Here at the dump, young men – most of whom have very little schooling – spend their day burning cables to extract the precious metals from under the plastic casing. Most of them work without boots, gloves, protective clothing or face masks. A study conducted with GIZ’s support investigated the health status of more than 400 hundred people working at the dump or living nearby and found that many of them had very high levels of lead in their blood. What’s more, the job is so dangerous that many of the workers sustain injuries, mainly burns and cuts, on a daily basis.

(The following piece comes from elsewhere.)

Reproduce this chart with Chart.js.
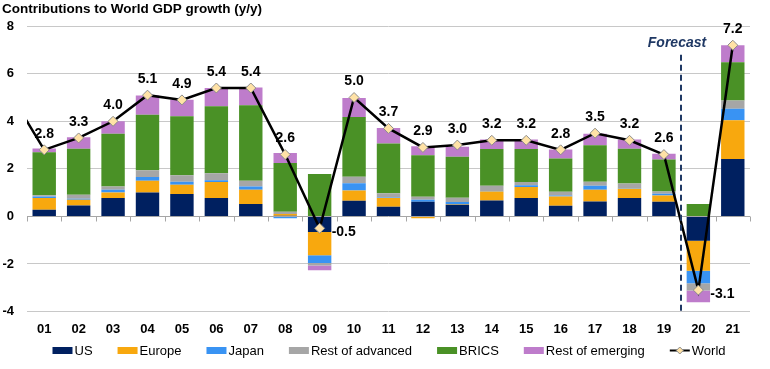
<!DOCTYPE html>
<html>
<head>
<meta charset="utf-8">
<script src="https://cdn.jsdelivr.net/npm/chart.js@4.4.1/dist/chart.umd.min.js"></script>
<style>
  html, body { margin: 0; padding: 0; background: #fff; }
  #wrap { width: 770px; height: 369px; position: relative; }
</style>
</head>
<body>
<div id="wrap"><canvas id="chart"></canvas></div>
<script>
var FONT = "'Liberation Sans', Arial, sans-serif";

var categories = ["01", "02", "03", "04", "05", "06", "07", "08", "09", "10", "11",
                  "12", "13", "14", "15", "16", "17", "18", "19", "20", "21"];

var us       = [0.28, 0.46, 0.77, 1.01, 0.94, 0.77, 0.52, 0.03, -0.66, 0.66, 0.41,
                0.62, 0.49, 0.67, 0.77, 0.45, 0.63, 0.77, 0.62, -1.02, 2.41];
var europe   = [0.49, 0.24, 0.24, 0.49, 0.39, 0.68, 0.60, 0.07, -0.97, 0.43, 0.36,
                -0.08, 0.02, 0.38, 0.47, 0.39, 0.49, 0.39, 0.26, -1.27, 1.63];
var japan    = [0.07, 0.04, 0.11, 0.16, 0.13, 0.07, 0.14, -0.08, -0.33, 0.30, 0.02,
                0.08, 0.10, 0.02, 0.07, 0.04, 0.17, 0.02, 0.07, -0.52, 0.49];
var restAdv  = [0.05, 0.17, 0.14, 0.28, 0.27, 0.29, 0.24, 0.10, -0.10, 0.28, 0.18,
                0.13, 0.17, 0.22, 0.14, 0.16, 0.17, 0.20, 0.10, -0.31, 0.34];
var brics    = [1.81, 1.94, 2.22, 2.34, 2.48, 2.82, 3.17, 2.05, 1.78, 2.51, 2.10,
                1.74, 1.73, 1.55, 1.39, 1.40, 1.53, 1.47, 1.34, 0.52, 1.61];
var restEm   = [0.16, 0.48, 0.52, 0.80, 0.70, 0.77, 0.75, 0.42, -0.20, 0.80, 0.65,
                0.38, 0.42, 0.39, 0.39, 0.37, 0.49, 0.38, 0.25, -0.49, 0.72];

// world line runs in from 2000, which sits just off the left edge
var worldYears = [2000, 2001, 2002, 2003, 2004, 2005, 2006, 2007, 2008, 2009, 2010, 2011,
                  2012, 2013, 2014, 2015, 2016, 2017, 2018, 2019, 2020, 2021];
var world      = [5.2, 2.8, 3.3, 4.0, 5.1, 4.9, 5.4, 5.4, 2.6, -0.5, 5.0, 3.7,
                  2.9, 3.0, 3.2, 3.2, 2.8, 3.5, 3.2, 2.6, -3.1, 7.2];

var yTicks = [-4, -2, 0, 2, 4, 6, 8];
var forecastFrom = "20";
var forecastTop = 6.8;

var worldPoints = [];
for (var i = 0; i < worldYears.length; i++) {
  worldPoints.push({ x: worldYears[i], y: world[i] });
}

function barSet(label, data, color) {
  return {
    type: "bar", label: label, data: data, backgroundColor: color,
    borderWidth: 0, barPercentage: 0.68, categoryPercentage: 1, grouped: false,
    xAxisID: "x", stack: "all", order: 1
  };
}

// little tick marks hanging off the zero line, between categories
var zeroTicks = {
  id: "zeroTicks",
  beforeDatasetsDraw: function(chart) {
    var ctx = chart.ctx;
    var xs = chart.scales.x;
    var y0 = Math.round(chart.scales.y.getPixelForValue(0)) + 0.5;
    ctx.save();
    ctx.strokeStyle = "#A6A6A6";
    ctx.lineWidth = 1;
    ctx.beginPath();
    for (var i = 0; i <= categories.length; i++) {
      var x = Math.round(xs.getPixelForValue(i - 0.5)) + 0.5;
      ctx.moveTo(x, y0);
      ctx.lineTo(x, y0 + 5);
    }
    ctx.stroke();
    ctx.restore();
  }
};

// world value labels: above, or to the right when negative
var valueLabels = {
  id: "valueLabels",
  afterDatasetsDraw: function(chart) {
    var ctx = chart.ctx;
    var meta = chart.getDatasetMeta(0);
    var area = chart.chartArea;
    ctx.save();
    ctx.font = "bold 14px " + FONT;
    ctx.fillStyle = "#000";
    ctx.textBaseline = "middle";
    for (var i = 0; i < meta.data.length; i++) {
      var p = meta.data[i];
      if (p.x < area.left || p.x > area.right) continue;
      var v = world[i];
      if (v < 0) {
        ctx.textAlign = "left";
        ctx.fillText(v.toFixed(1), p.x + 12, p.y + 4);
      } else {
        ctx.textAlign = "center";
        ctx.fillText(v.toFixed(1), p.x, p.y - 16);
      }
    }
    ctx.restore();
  }
};

var forecast = {
  id: "forecast",
  afterDatasetsDraw: function(chart) {
    var ctx = chart.ctx;
    var xs = chart.scales.x;
    var ys = chart.scales.y;
    var idx = categories.indexOf(forecastFrom);
    var x = Math.round(xs.getPixelForValue(idx - 0.5));
    var top = ys.getPixelForValue(forecastTop);
    ctx.save();
    ctx.strokeStyle = "#1F3864";
    ctx.lineWidth = 2;
    ctx.setLineDash([6, 4]);
    ctx.beginPath();
    ctx.moveTo(x, top);
    ctx.lineTo(x, chart.chartArea.bottom);
    ctx.stroke();
    ctx.setLineDash([]);
    ctx.font = "italic bold 14px " + FONT;
    ctx.fillStyle = "#1F3864";
    ctx.textAlign = "center";
    ctx.textBaseline = "middle";
    ctx.fillText("Forecast", x - 4, top - 12);
    ctx.restore();
  }
};

// legend row drawn by hand so the spacing matches
var legendRow = {
  id: "legendRow",
  afterDraw: function(chart) {
    var ctx = chart.ctx;
    var sets = chart.data.datasets;
    var order = [1, 2, 3, 4, 5, 6, 0];
    var boxW = 20, boxH = 7, gapText = 2, gapItem = 25;
    var y = chart.height - 18.5;
    ctx.save();
    ctx.font = "13px " + FONT;
    var total = 0;
    for (var i = 0; i < order.length; i++) {
      total += boxW + gapText + ctx.measureText(sets[order[i]].label).width;
      if (i < order.length - 1) total += gapItem;
    }
    var x = (chart.width - total) / 2 + 4;
    ctx.textAlign = "left";
    ctx.textBaseline = "middle";
    for (var j = 0; j < order.length; j++) {
      var ds = sets[order[j]];
      if (ds.type === "line") {
        ctx.strokeStyle = ds.borderColor;
        ctx.lineWidth = 2;
        ctx.beginPath();
        ctx.moveTo(x, y);
        ctx.lineTo(x + boxW, y);
        ctx.stroke();
        ctx.fillStyle = ds.pointBackgroundColor;
        ctx.strokeStyle = ds.pointBorderColor;
        ctx.lineWidth = 1;
        ctx.beginPath();
        ctx.moveTo(x + boxW / 2, y - 3.5);
        ctx.lineTo(x + boxW / 2 + 3.5, y);
        ctx.lineTo(x + boxW / 2, y + 3.5);
        ctx.lineTo(x + boxW / 2 - 3.5, y);
        ctx.closePath();
        ctx.fill();
        ctx.stroke();
      } else {
        ctx.fillStyle = ds.backgroundColor;
        ctx.fillRect(x, y - boxH / 2, boxW, boxH);
      }
      x += boxW + gapText;
      ctx.fillStyle = "#000";
      ctx.fillText(ds.label, x, y + 1);
      x += ctx.measureText(ds.label).width + gapItem;
    }
    ctx.restore();
  }
};

new Chart(document.getElementById("chart"), {
  data: {
    labels: categories,
    datasets: [
      {
        type: "line", label: "World", data: worldPoints,
        xAxisID: "xl", stack: "world", order: 0,
        borderColor: "#000", borderWidth: 2.5,
        pointStyle: "rectRot", pointRadius: 5,
        pointBackgroundColor: "#FFE2A6", pointBorderColor: "#8C8C8C", pointBorderWidth: 1
      },
      barSet("US", us, "#002060"),
      barSet("Europe", europe, "#F8A80E"),
      barSet("Japan", japan, "#3993F3"),
      barSet("Rest of advanced", restAdv, "#A6A6A6"),
      barSet("BRICS", brics, "#4A9126"),
      barSet("Rest of emerging", restEm, "#BE7CCB")
    ]
  },
  options: {
    responsive: true,
    maintainAspectRatio: false,
    animation: false,
    layout: { padding: { left: 2, right: 20, top: 0, bottom: 31.5 } },
    plugins: {
      legend: { display: false },
      tooltip: { enabled: false },
      title: {
        display: true,
        text: "Contributions to World GDP growth (y/y)",
        align: "start",
        color: "#000",
        font: { family: FONT, size: 13.5, weight: "bold" },
        padding: { top: 1, bottom: 9 }
      }
    },
    scales: {
      x: {
        stacked: true,
        afterFit: function(axis) { axis.height = 26; },
        grid: { display: false, drawTicks: false },
        border: { display: false },
        ticks: { color: "#000", font: { family: FONT, size: 13, weight: "bold" }, padding: 10 }
      },
      xl: {
        type: "linear",
        display: false,
        min: worldYears[1] - 0.5,
        max: worldYears[worldYears.length - 1] + 0.5
      },
      y: {
        stacked: true,
        min: yTicks[0],
        max: yTicks[yTicks.length - 1],
        afterBuildTicks: function(axis) {
          axis.ticks = yTicks.map(function(v) { return { value: v }; });
        },
        afterFit: function(axis) { axis.width = 25; },
        grid: {
          drawTicks: false,
          color: function(c) { return c.tick && c.tick.value === 0 ? "#A6A6A6" : "#C8C8C8"; }
        },
        border: { display: false },
        ticks: { color: "#000", font: { family: FONT, size: 13, weight: "bold" }, padding: 13 }
      }
    }
  },
  plugins: [zeroTicks, valueLabels, forecast, legendRow]
});
</script>
</body>
</html>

New health centre for workers
When German Development Minister Gerd Müller and Health Minister Hermann Gröhe visited the dump in 2015, they were appalled – and were determined to help. On behalf of the BMZ and the state of North Rhine-Westphalia, GIZ plans to open a health centre near the dump before the end of this year. Workers will pay a small fee for a health check and treatment. In the longer term, however, the only option is to improve working conditions at the site, which are so harmful to health and the environment. ‘With the health centre, we are responding to an immediate need and laying the foundations for further cooperation in an atmosphere of trust. It is important that the people who work here understand that we don’t want to take away their jobs. We want to help them to find safe and secure employment in the environmentally friendly recycling industry,’ says Michael Funcke-Bartz from GIZ.
The electronics trainees know all about the hazards of working at the dump – and they have come up with their own solution to the problem. ‘Once we have completed our training, we will be able to repair almost anything. And that means less e-waste ending up at Agbogbloshie.’